--- start of Given data ---
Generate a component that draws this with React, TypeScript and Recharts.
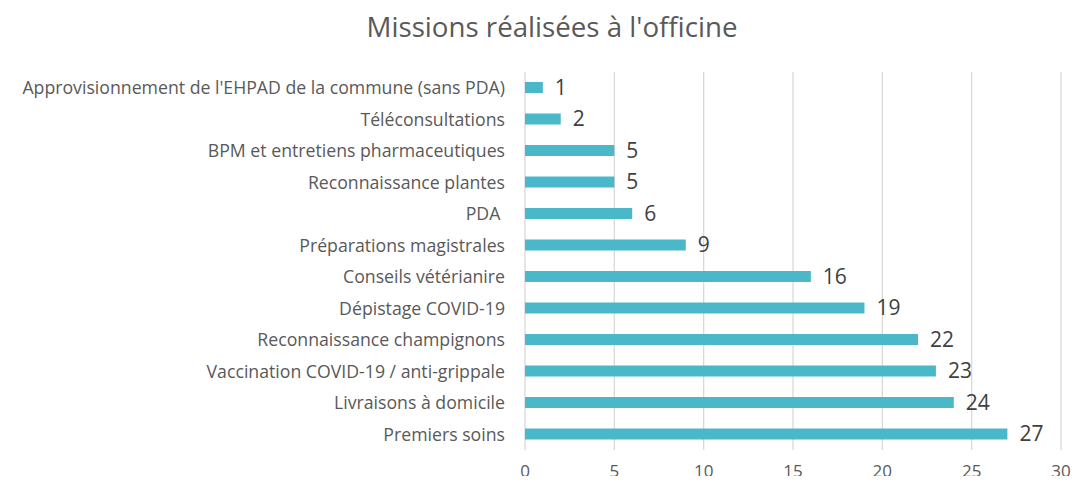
import React from "react";
import { BarChart, Bar, XAxis, YAxis, CartesianGrid, LabelList } from "recharts";

const categories = [
  "Approvisionnement de l'EHPAD de la commune (sans PDA)",
  "Téléconsultations",
  "BPM et entretiens pharmaceutiques",
  "Reconnaissance plantes",
  "PDA\u00a0",
  "Préparations magistrales",
  "Conseils vétérianire",
  "Dépistage COVID-19",
  "Reconnaissance champignons",
  "Vaccination COVID-19 / anti-grippale",
  "Livraisons à domicile",
  "Premiers soins",
];
const values = [1, 2, 5, 5, 6, 9, 16, 19, 22, 23, 24, 27];
const xTicks = [0, 5, 10, 15, 20, 25, 30];
const title = "Missions réalisées à l'officine";

const data = categories.map((c, i) => ({ name: c, value: values[i] }));

const FONT = "'Open Sans', sans-serif";

export default function App() {
  return (
    <div style={{ position: "relative", margin: -8, width: 1079, height: 484, background: "#fff", fontFamily: FONT, overflow: "hidden" }}>
      <div style={{ position: "absolute", left: 7, top: 10, width: 1, height: 474, background: "#d9d9d9" }} />
      <div
        style={{
          position: "absolute",
          left: 252,
          width: 600,
          top: 6,
          textAlign: "center",
          fontSize: 27.7,
          color: "#595959",
          lineHeight: "40px",
        }}
      >
        {title}
      </div>
      <div style={{ position: "absolute", left: 0, top: 0 }}>
        <BarChart
          width={1079}
          height={484}
          data={data}
          layout="vertical"
          margin={{ top: 72, right: 18, bottom: 4, left: 0 }}
          barSize={11}
        >
          <CartesianGrid horizontal={false} vertical={true} stroke="#d9d9d9" strokeWidth={1.3} />
          <XAxis
            type="number"
            domain={[0, 30]}
            ticks={xTicks}
            axisLine={false}
            tickLine={false}
            tickSize={0}
            tickMargin={15}
            height={30}
            tick={{ fontSize: 17, fill: "#595959", fontFamily: FONT }}
          />
          <YAxis
            type="category"
            dataKey="name"
            width={525}
            axisLine={false}
            tickLine={false}
            tickSize={0}
            tickMargin={20}
            interval={0}
            tick={{ fontSize: 17.7, fill: "#595959", fontFamily: FONT }}
          />
          <Bar dataKey="value" fill="#4BB8C9" isAnimationActive={false}>
            <LabelList dataKey="value" position="right" offset={12} style={{ fontSize: 21, fill: "#404040", fontFamily: FONT }} />
          </Bar>
        </BarChart>
      </div>
    </div>
  );
}
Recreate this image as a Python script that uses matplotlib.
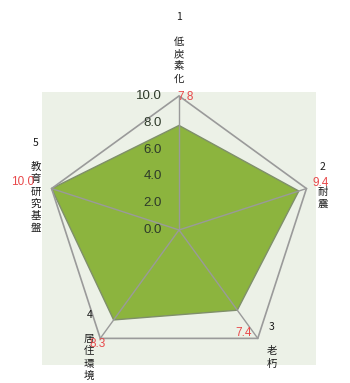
import numpy as np
import matplotlib
matplotlib.use("Agg")
import matplotlib.pyplot as plt
from matplotlib.patches import Rectangle, Polygon

plt.rcParams['font.family'] = ['Noto Sans CJK JP', 'DejaVu Sans']

# ---- data ---------------------------------------------------------------
numbers = ["1", "2", "3", "4", "5"]
names = ["低炭素化", "耐震", "老朽", "居住環境", "教育研究基盤"]
scores = [7.8, 9.4, 7.4, 8.3, 10.0]
ticks = [0.0, 2.0, 4.0, 6.0, 8.0, 10.0]
r_max = 10.0

# label placement around each outer vertex (pixels, y up)
name_offsets = [(0, 48), (16, 3), (14, -7), (-11, -7), (-16, 3)]
value_offsets = [(7, -1), (14, 6), (-14, 5), (-3, -6), (-29, 7)]

fill_color = "#8cb43e"
grid_color = "#9a9a9a"
bg_color = "#ecf1e7"
red = "#e8484a"
num_font = ["Liberation Sans", "DejaVu Sans"]

# ---- figure -------------------------------------------------------------
fig = plt.figure(figsize=(3.5, 3.83), dpi=100)
ax = fig.add_axes([0, 0, 1, 1])
ax.set_xlim(-13.36, 12.76)
ax.set_ylim(-11.42, 17.16)
ax.axis("off")

ax.add_patch(Rectangle((-10.2, -10.1), 20.4, 20.4, facecolor=bg_color,
                       edgecolor="none", zorder=0))

angles = np.deg2rad(90 - 72 * np.arange(len(scores)))
ux, uy = np.cos(angles), np.sin(angles)

# data polygon
vals = np.array(scores)
ax.add_patch(Polygon(np.column_stack([ux * vals, uy * vals]), closed=True,
                     facecolor=fill_color, edgecolor="#7f8f6a", lw=1.0, zorder=2))

# outer ring and spokes
ax.add_patch(Polygon(np.column_stack([ux * r_max, uy * r_max]), closed=True,
                     facecolor="none", edgecolor=grid_color, lw=1.2, zorder=3))
for x, y in zip(ux, uy):
    ax.plot([0, x * r_max], [0, y * r_max], color=grid_color, lw=1.0, zorder=3)

# radial tick labels
for t in ticks:
    ax.text(-1.3, t, f"{t:.1f}", ha="right", va="center", fontsize=9.5,
            family=num_font, color="#2e3a2a", zorder=4)

# category labels and value labels
for i in range(len(scores)):
    vx, vy = ux[i] * r_max, uy[i] * r_max
    label = numbers[i] + "\n\n" + "\n".join(names[i])
    ax.annotate(label, (vx, vy), xytext=name_offsets[i], textcoords="offset pixels",
                ha="center", va="center", fontsize=7.5, linespacing=1.28,
                color="#1a1a1a", zorder=5)
    ax.annotate(f"{scores[i]:.1f}", (vx, vy), xytext=value_offsets[i],
                textcoords="offset pixels", ha="center", va="center",
                fontsize=8.5, family=num_font, color=red, zorder=6)

fig.savefig("out.png", dpi=100)
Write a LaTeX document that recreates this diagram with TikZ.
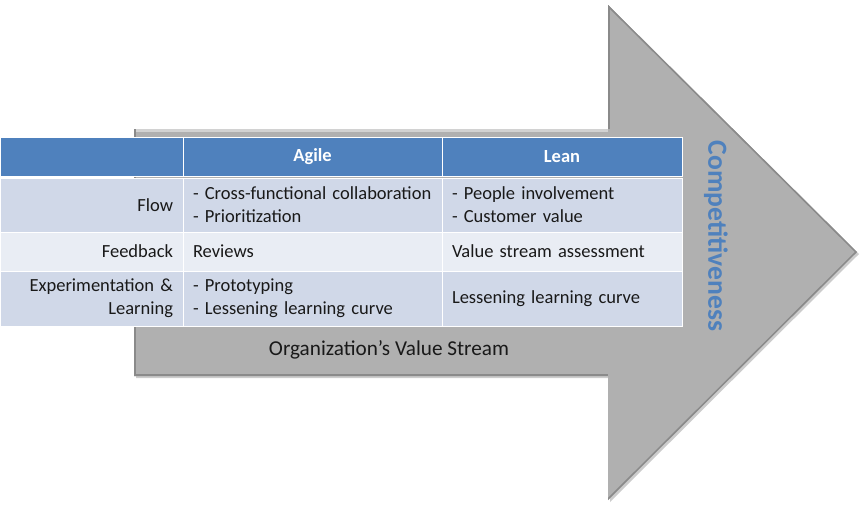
\documentclass[tikz,border=0pt]{standalone}
\usepackage{fontspec}
\setmainfont{Carlito}
\usetikzlibrary{positioning}

\definecolor{hblue}{HTML}{4F81BD}
\definecolor{rowdark}{HTML}{D0D8E8}
\definecolor{rowlight}{HTML}{E9EDF4}
\definecolor{arrowgray}{HTML}{B0B0B0}
\definecolor{edgedark}{HTML}{8A8A8A}
\definecolor{edgelight}{HTML}{D2D2D2}

\begin{document}
\begin{tikzpicture}[x=1pt, y=1pt, font=\fontsize{18.5}{23}\selectfont]
    \tikzstyle{head} = [rectangle, fill=hblue, draw=white, line width=1pt, outer sep=0pt, inner xsep=10pt, inner ysep=0pt, minimum height=39pt, align=center, text=white, font=\fontsize{18.5}{23}\selectfont\bfseries]
    \tikzstyle{cell} = [rectangle, fill=rowdark, draw=white, line width=1pt, outer sep=0pt, inner xsep=10pt, inner ysep=0pt, text=black!90]
    \tikzstyle{lightcell} = [cell, fill=rowlight]
    \useasboundingbox (0,0) rectangle (863,-509);

    % the value stream arrow
    \path[fill=black!20] (136,-131) -- (610,-131) -- (610,-7) -- (859,-254) -- (610,-502) -- (610,-378) -- (136,-378) -- cycle;
    \path[fill=arrowgray] (134,-129) -- (608,-129) -- (608,-5) -- (857,-252) -- (608,-500) -- (608,-376) -- (134,-376) -- cycle;
    \begin{scope}
        \clip (134,-129) -- (608,-129) -- (608,-5) -- (857,-252) -- (608,-500) -- (608,-376) -- (134,-376) -- cycle;
        \draw[edgelight, line width=5pt] (134,-129) -- (608,-129);
        \draw[edgedark, line width=4pt] (134,-129) -- (134,-376);
        \draw[edgedark, line width=4pt] (608,-129) -- (608,-5);
        \draw[edgedark, line width=4pt] (134,-376) -- (608,-376);
        \draw[edgedark, line width=3pt] (608,-5) -- (857,-252) -- (608,-500);
    \end{scope}
    \node[font=\fontsize{21.2}{24}\selectfont, text=black!90] (stream) at (389,-350) {Organization’s Value Stream};
    \node[rotate=-90, font=\fontsize{27.6}{30}\selectfont\bfseries, text=hblue] (compet) at (716,-236) {Competitiveness};

    % the table
    \node[head, text width=163pt, anchor=north west] (h0) at (0,-137) {};
    \node[head, text width=239pt, right=0pt of h0] (agile) {Agile};
    \node[head, text width=220pt, right=0pt of agile] (lean) {Lean};

    \node[cell, text width=163pt, minimum height=54pt, align=right, below=2pt of h0] (flow) {Flow};
    \node[cell, text width=239pt, minimum height=54pt, align=left, right=0pt of flow] (flowagile) {- Cross-functional collaboration\\- Prioritization};
    \node[cell, text width=220pt, minimum height=54pt, align=left, right=0pt of flowagile] (flowlean) {- People involvement\\- Customer value};

    \node[lightcell, text width=163pt, minimum height=39pt, align=right, below=0pt of flow] (feed) {Feedback};
    \node[lightcell, text width=239pt, minimum height=39pt, align=left, right=0pt of feed] (feedagile) {Reviews};
    \node[lightcell, text width=220pt, minimum height=39pt, align=left, right=0pt of feedagile] (feedlean) {Value stream assessment};

    \node[cell, text width=163pt, minimum height=55pt, align=right, below=0pt of feed] (learn) {Experimentation \&\\Learning};
    \node[cell, text width=239pt, minimum height=55pt, align=left, right=0pt of learn] (learnagile) {- Prototyping\\- Lessening learning curve};
    \node[cell, text width=220pt, minimum height=55pt, align=left, right=0pt of learnagile] (learnlean) {Lessening learning curve};
\end{tikzpicture}
\end{document}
--- end of Given data ---
**Task details:**
Copy exactly the part of the material above that opens with the line containing "Recreate this image" and closes with the line containing "plt.rcParams['font.family'] = ['Noto", ends included. Drop the images.

**Solution to this task:**
Recreate this image as a Python script that uses matplotlib.
import numpy as np
import matplotlib
matplotlib.use("Agg")
import matplotlib.pyplot as plt
from matplotlib.patches import Rectangle, Polygon

plt.rcParams['font.family'] = ['Noto Sans CJK JP', 'DejaVu Sans']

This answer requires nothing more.